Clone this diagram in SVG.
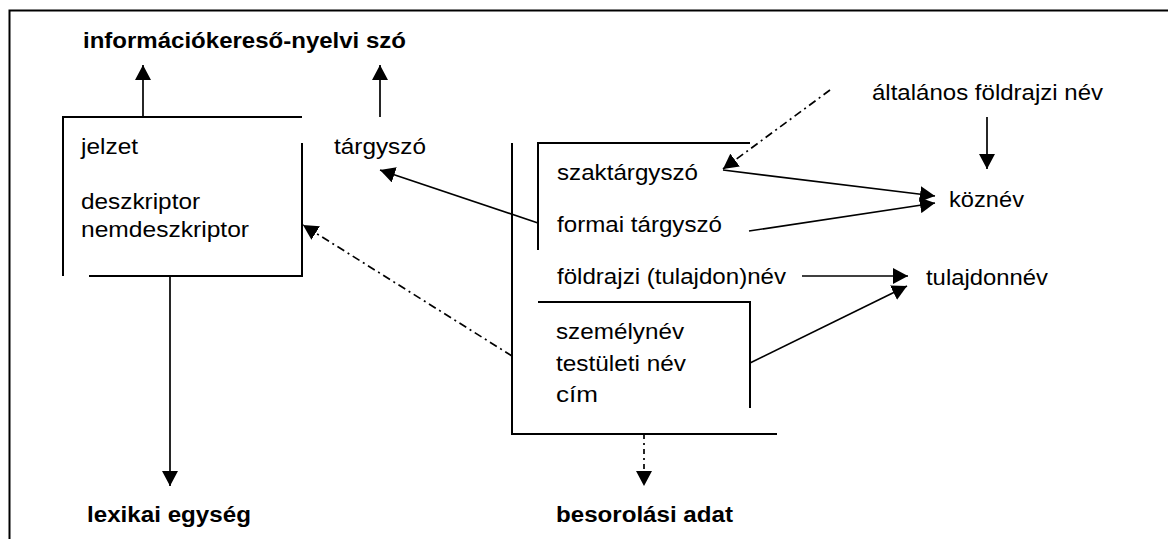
<svg xmlns="http://www.w3.org/2000/svg" width="1168" height="539" viewBox="0 0 1168 539">
<style>
.t{font-family:"Liberation Sans",Arial,sans-serif;font-size:21.5px;fill:#000}
.b{font-weight:bold}
.br{fill:none;stroke:#000;stroke-width:2}
.c{fill:none;stroke:#000;stroke-width:1.7}
.dd{stroke-dasharray:8 4 2 4}
.dt{stroke-dasharray:5 4 2 4}
</style>
<defs>
<marker id="ah" viewBox="0 0 15 16" refX="15" refY="8" markerWidth="15" markerHeight="16" markerUnits="userSpaceOnUse" orient="auto">
<path d="M0,0 L15,8 L0,16 Z" fill="#000"/>
</marker>
</defs>
<rect width="1168" height="539" fill="#fff"/>
<g id="frame"><path class="br" d="M1168,10.5 H9.5 V539"/></g>
<g id="n-title"><text class="t b" transform="translate(83,48) scale(1.12,1)" textLength="288.4" lengthAdjust="spacingAndGlyphs">információkereső-nyelvi szó</text></g>
<g id="n-leftbox">
<path class="br" d="M302,117 H63 V276 M89,276 H302 V143"/>
<text class="t" transform="translate(81,154) scale(1.12,1)" textLength="50.9" lengthAdjust="spacingAndGlyphs">jelzet</text>
<text class="t" transform="translate(81,209) scale(1.12,1)" textLength="106.3" lengthAdjust="spacingAndGlyphs">deszkriptor</text>
<text class="t" transform="translate(81,237) scale(1.12,1)" textLength="150" lengthAdjust="spacingAndGlyphs">nemdeszkriptor</text>
</g>
<g id="n-targyszo"><text class="t" transform="translate(334,154) scale(1.12,1)" textLength="82.1" lengthAdjust="spacingAndGlyphs">tárgyszó</text></g>
<g id="n-besorolas"><path class="br" d="M512,143 V434 H777"/></g>
<g id="n-szak">
<path class="br" d="M750,143 H538 V250"/>
<text class="t" transform="translate(557,180) scale(1.12,1)" textLength="125.9" lengthAdjust="spacingAndGlyphs">szaktárgyszó</text>
<text class="t" transform="translate(557,232) scale(1.12,1)" textLength="147.3" lengthAdjust="spacingAndGlyphs">formai tárgyszó</text>
</g>
<g id="n-foldrajzi"><text class="t" transform="translate(557,284) scale(1.12,1)" textLength="204.5" lengthAdjust="spacingAndGlyphs">földrajzi (tulajdon)név</text></g>
<g id="n-szemely">
<path class="br" d="M538,302 H750 V408"/>
<text class="t" transform="translate(556,339) scale(1.12,1)" textLength="114.3" lengthAdjust="spacingAndGlyphs">személynév</text>
<text class="t" transform="translate(556,371) scale(1.12,1)" textLength="116.1" lengthAdjust="spacingAndGlyphs">testületi név</text>
<text class="t" transform="translate(556,402) scale(1.12,1)" textLength="37.5" lengthAdjust="spacingAndGlyphs">cím</text>
</g>
<g id="n-altalanos"><text class="t" transform="translate(872,100) scale(1.12,1)" textLength="206.3" lengthAdjust="spacingAndGlyphs">általános földrajzi név</text></g>
<g id="n-koznev"><text class="t" transform="translate(949,207) scale(1.12,1)" textLength="67" lengthAdjust="spacingAndGlyphs">köznév</text></g>
<g id="n-tulajdonnev"><text class="t" transform="translate(926,285) scale(1.12,1)" textLength="108.9" lengthAdjust="spacingAndGlyphs">tulajdonnév</text></g>
<g id="n-lexikai"><text class="t b" transform="translate(87,522) scale(1.12,1)" textLength="146.4" lengthAdjust="spacingAndGlyphs">lexikai egység</text></g>
<g id="n-besorolasi-adat"><text class="t b" transform="translate(556,522) scale(1.12,1)" textLength="158" lengthAdjust="spacingAndGlyphs">besorolási adat</text></g>
<g id="connectors">
<line class="c" x1="143" y1="117" x2="143" y2="65" marker-end="url(#ah)"/>
<line class="c" x1="380" y1="117" x2="380" y2="65" marker-end="url(#ah)"/>
<line class="c" x1="170" y1="276" x2="170" y2="486" marker-end="url(#ah)"/>
<line class="c" x1="538" y1="223" x2="380" y2="170" marker-end="url(#ah)"/>
<line class="c dd" x1="512" y1="356" x2="303" y2="225" marker-end="url(#ah)"/>
<line class="c dd" x1="830" y1="90" x2="723" y2="169" marker-end="url(#ah)"/>
<line class="c" x1="723" y1="170" x2="935" y2="196" marker-end="url(#ah)"/>
<line class="c" x1="749" y1="231" x2="935" y2="203" marker-end="url(#ah)"/>
<line class="c" x1="987" y1="117" x2="987" y2="169" marker-end="url(#ah)"/>
<line class="c" x1="802" y1="276" x2="908" y2="276" marker-end="url(#ah)"/>
<line class="c" x1="750" y1="363" x2="907" y2="286" marker-end="url(#ah)"/>
<line class="c dt" x1="644" y1="434" x2="644" y2="486" marker-end="url(#ah)"/>
</g>
</svg>
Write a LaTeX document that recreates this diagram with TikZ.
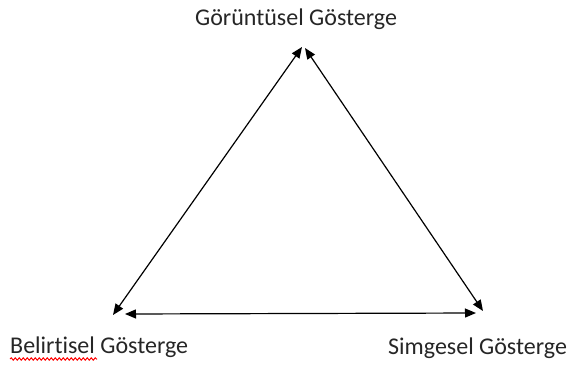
\documentclass[tikz,border=0pt]{standalone}
\usepackage{fontspec}
\setmainfont{Carlito}[Ligatures={NoCommon,NoContextual}]
\usetikzlibrary{arrows.meta,decorations.pathmorphing}
\begin{document}
\begin{tikzpicture}[x=1pt,y=-1pt,
  lbl/.style={inner sep=0pt,anchor=base west,font=\fontsize{24}{28}\selectfont,text=black!85},
  conn/.style={line width=1.2pt,{Triangle[length=11pt,width=9pt]}-{Triangle[length=11pt,width=9pt]}}]
\useasboundingbox (0,0) rectangle (571,368);
\node[lbl] (top) at (195,25) {Görüntüsel Gösterge};
\node[lbl] (bl) at (10,353) {Belirtisel Gösterge};
\node[lbl] (br) at (388,354) {Simgesel Gösterge};
\coordinate (t1) at (302,47);
\coordinate (t2) at (305,48);
\coordinate (l1) at (113,315);
\coordinate (l2) at (125,314);
\coordinate (r1) at (483,311);
\coordinate (r2) at (476,313);
\draw[conn] (l1) -- (t1);
\draw[conn] (t2) -- (r1);
\draw[conn] (l2) -- (r2);
\draw[red,line width=1pt,decorate,decoration={snake,amplitude=1.2pt,segment length=4pt}] (10,359) -- (97,359);
\end{tikzpicture}
\end{document}
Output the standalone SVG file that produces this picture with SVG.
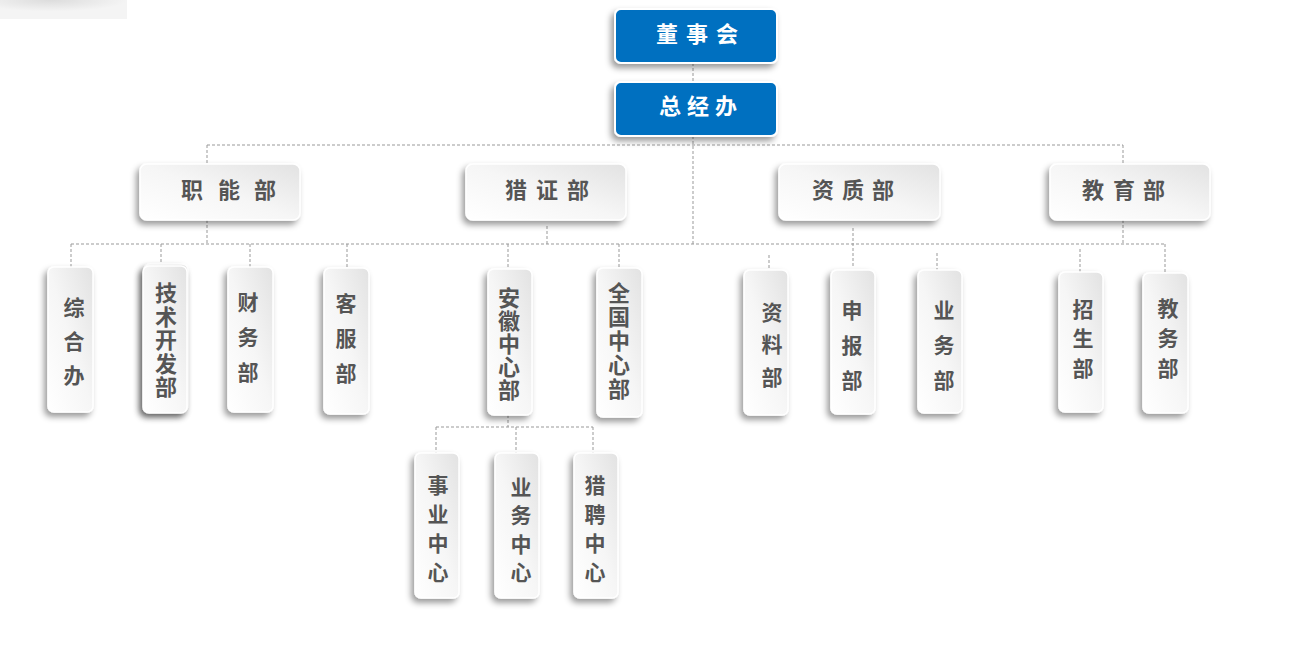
<svg xmlns="http://www.w3.org/2000/svg" width="1295" height="648" viewBox="0 0 1295 648">
<defs>
<linearGradient id="gw" x1="0" y1="1" x2="1" y2="0">
<stop offset="0" stop-color="#ffffff"/>
<stop offset="0.5" stop-color="#f6f6f6"/>
<stop offset="1" stop-color="#e2e2e2"/>
</linearGradient>
<radialGradient id="corner" cx="0.4" cy="0" r="0.6">
<stop offset="0" stop-color="#dcdcdc"/>
<stop offset="1" stop-color="#f4f4f4"/>
</radialGradient>
<filter id="sh" x="-40%" y="-30%" width="180%" height="160%">
<feDropShadow dx="-3" dy="4" stdDeviation="3" flood-color="#000" flood-opacity="0.4"/>
</filter>
</defs>
<style>
.blue{fill:#0070c0;stroke:#ffffff;stroke-width:2;filter:url(#sh)}
.box{fill:url(#gw);stroke:#ffffff;stroke-width:1.5;filter:url(#sh)}
.bt{font-family:"Noto Sans CJK SC","Liberation Sans",sans-serif;font-size:22px;font-weight:bold;fill:#ffffff;text-anchor:middle}
.ht{font-family:"Noto Sans CJK SC","Liberation Sans",sans-serif;font-size:22px;font-weight:bold;fill:#555555;text-anchor:middle}
.vt{font-family:"Noto Sans CJK SC","Liberation Sans",sans-serif;font-size:21px;font-weight:bold;fill:#555555;writing-mode:vertical-rl;text-anchor:start}
.vt5{font-family:"Noto Sans CJK SC","Liberation Sans",sans-serif;font-size:22px;font-weight:bold;fill:#555555;writing-mode:vertical-rl;text-anchor:start}
.c{stroke:#999999;stroke-width:1;stroke-dasharray:3,2;fill:none}
</style>
<rect x="0" y="0" width="127" height="19" fill="url(#corner)"/>
<g id="connectors">
<line class="c" x1="693" y1="63" x2="693" y2="82"/>
<line class="c" x1="693" y1="136" x2="693" y2="244"/>
<line class="c" x1="207" y1="145" x2="1123" y2="145"/>
<line class="c" x1="207" y1="145" x2="207" y2="164"/>
<line class="c" x1="1123" y1="145" x2="1123" y2="164"/>
<line class="c" x1="71" y1="244" x2="1165" y2="244"/>
<line class="c" x1="207" y1="220" x2="207" y2="244"/>
<line class="c" x1="547" y1="226" x2="547" y2="244"/>
<line class="c" x1="853" y1="228" x2="853" y2="268"/>
<line class="c" x1="1123" y1="220" x2="1123" y2="244"/>
<line class="c" x1="71" y1="244" x2="71" y2="267"/>
<line class="c" x1="161" y1="244" x2="161" y2="265"/>
<line class="c" x1="250" y1="244" x2="250" y2="267"/>
<line class="c" x1="347" y1="244" x2="347" y2="268"/>
<line class="c" x1="508" y1="244" x2="508" y2="269"/>
<line class="c" x1="619" y1="244" x2="619" y2="268"/>
<line class="c" x1="769" y1="255" x2="769" y2="270"/>
<line class="c" x1="937" y1="253" x2="937" y2="270"/>
<line class="c" x1="1080" y1="249" x2="1080" y2="272"/>
<line class="c" x1="1165" y1="244" x2="1165" y2="273"/>
<line class="c" x1="508" y1="415" x2="508" y2="427"/>
<line class="c" x1="436" y1="427" x2="593" y2="427"/>
<line class="c" x1="436" y1="427" x2="436" y2="453"/>
<line class="c" x1="516" y1="427" x2="516" y2="453"/>
<line class="c" x1="593" y1="427" x2="593" y2="453"/>
</g>
<g id="n-dongshihui">
<rect class="blue" x="615" y="9" width="162" height="54" rx="6"/>
<text class="bt"><tspan x="667" y="42">董</tspan><tspan x="697" y="42">事</tspan><tspan x="727" y="42">会</tspan></text>
</g>
<g id="n-zongjingban">
<rect class="blue" x="615" y="82" width="162" height="54" rx="6"/>
<text class="bt"><tspan x="670" y="114">总</tspan><tspan x="698" y="114">经</tspan><tspan x="726" y="114">办</tspan></text>
</g>
<g id="n-zhineng">
<rect class="box" x="140" y="164" width="160" height="56" rx="7"/>
<text class="ht"><tspan x="192" y="198">职</tspan><tspan x="229" y="198">能</tspan><tspan x="265" y="198">部</tspan></text>
</g>
<g id="n-liezheng">
<rect class="box" x="466" y="164" width="160" height="56" rx="7"/>
<text class="ht"><tspan x="516" y="198">猎</tspan><tspan x="547" y="198">证</tspan><tspan x="578" y="198">部</tspan></text>
</g>
<g id="n-zizhi">
<rect class="box" x="779" y="164" width="161" height="56" rx="7"/>
<text class="ht"><tspan x="823" y="198">资</tspan><tspan x="853" y="198">质</tspan><tspan x="883" y="198">部</tspan></text>
</g>
<g id="n-jiaoyu">
<rect class="box" x="1050" y="164" width="160" height="56" rx="7"/>
<text class="ht"><tspan x="1093" y="198">教</tspan><tspan x="1124" y="198">育</tspan><tspan x="1154" y="198">部</tspan></text>
</g>
<g id="n-zongheban">
<rect class="box" x="48" y="267" width="45" height="145" rx="6"/>
<text class="vt" x="74" y="296.5" letter-spacing="13">综合办</text>
</g>
<g id="n-jishu">
<rect class="box" x="144" y="264" width="44" height="147" rx="6"/>
<rect class="box" x="143" y="266" width="44" height="147" rx="6"/>
<text class="vt5" x="166" y="282" letter-spacing="1.5">技术开发部</text>
</g>
<g id="n-caiwu">
<rect class="box" x="228" y="267" width="45" height="145" rx="6"/>
<text class="vt" x="248" y="291.5" letter-spacing="14">财务部</text>
</g>
<g id="n-kefu">
<rect class="box" x="324" y="268" width="45" height="146" rx="6"/>
<text class="vt" x="346" y="292.5" letter-spacing="14">客服部</text>
</g>
<g id="n-anhui">
<rect class="box" x="488" y="269" width="44" height="146" rx="6"/>
<text class="vt5" x="509" y="286.5" letter-spacing="1.1">安徽中心部</text>
</g>
<g id="n-quanguo">
<rect class="box" x="597" y="268" width="45" height="149" rx="6"/>
<text class="vt5" x="619" y="282" letter-spacing="2">全国中心部</text>
</g>
<g id="n-ziliao">
<rect class="box" x="744" y="270" width="44" height="145" rx="6"/>
<text class="vt" x="772" y="301.5" letter-spacing="11.5">资料部</text>
</g>
<g id="n-shenbao">
<rect class="box" x="831" y="270" width="44" height="144" rx="6"/>
<text class="vt" x="852" y="299.5" letter-spacing="14">申报部</text>
</g>
<g id="n-yewubu">
<rect class="box" x="918" y="270" width="44" height="143" rx="6"/>
<text class="vt" x="944" y="299.5" letter-spacing="14">业务部</text>
</g>
<g id="n-zhaosheng">
<rect class="box" x="1059" y="272" width="44" height="140" rx="6"/>
<text class="vt" x="1083" y="298.5" letter-spacing="8.5">招生部</text>
</g>
<g id="n-jiaowu">
<rect class="box" x="1143" y="273" width="45" height="140" rx="6"/>
<text class="vt" x="1168" y="297.5" letter-spacing="9">教务部</text>
</g>
<g id="n-shiye">
<rect class="box" x="415" y="453" width="44" height="145" rx="6"/>
<text class="vt" x="438" y="474.5" letter-spacing="8">事业中心</text>
</g>
<g id="n-yewuzhongxin">
<rect class="box" x="495" y="453" width="44" height="145" rx="6"/>
<text class="vt" x="521" y="476.5" letter-spacing="7.3">业务中心</text>
</g>
<g id="n-liepin">
<rect class="box" x="574" y="453" width="44" height="145" rx="6"/>
<text class="vt" x="595" y="474.5" letter-spacing="8">猎聘中心</text>
</g>
</svg>
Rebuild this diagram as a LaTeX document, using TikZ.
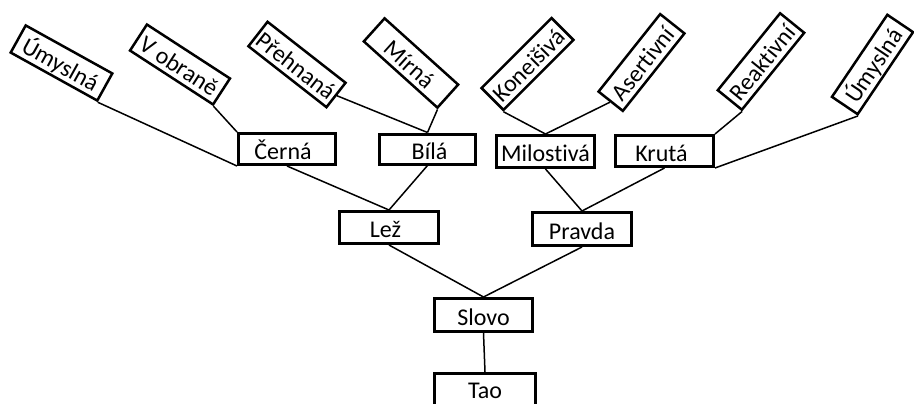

■ **CHALLENGE**
Tell how many lines in the material contain the word "standalone". Only the number is wanted.

■ **ANSWER FOR THE TASK**
2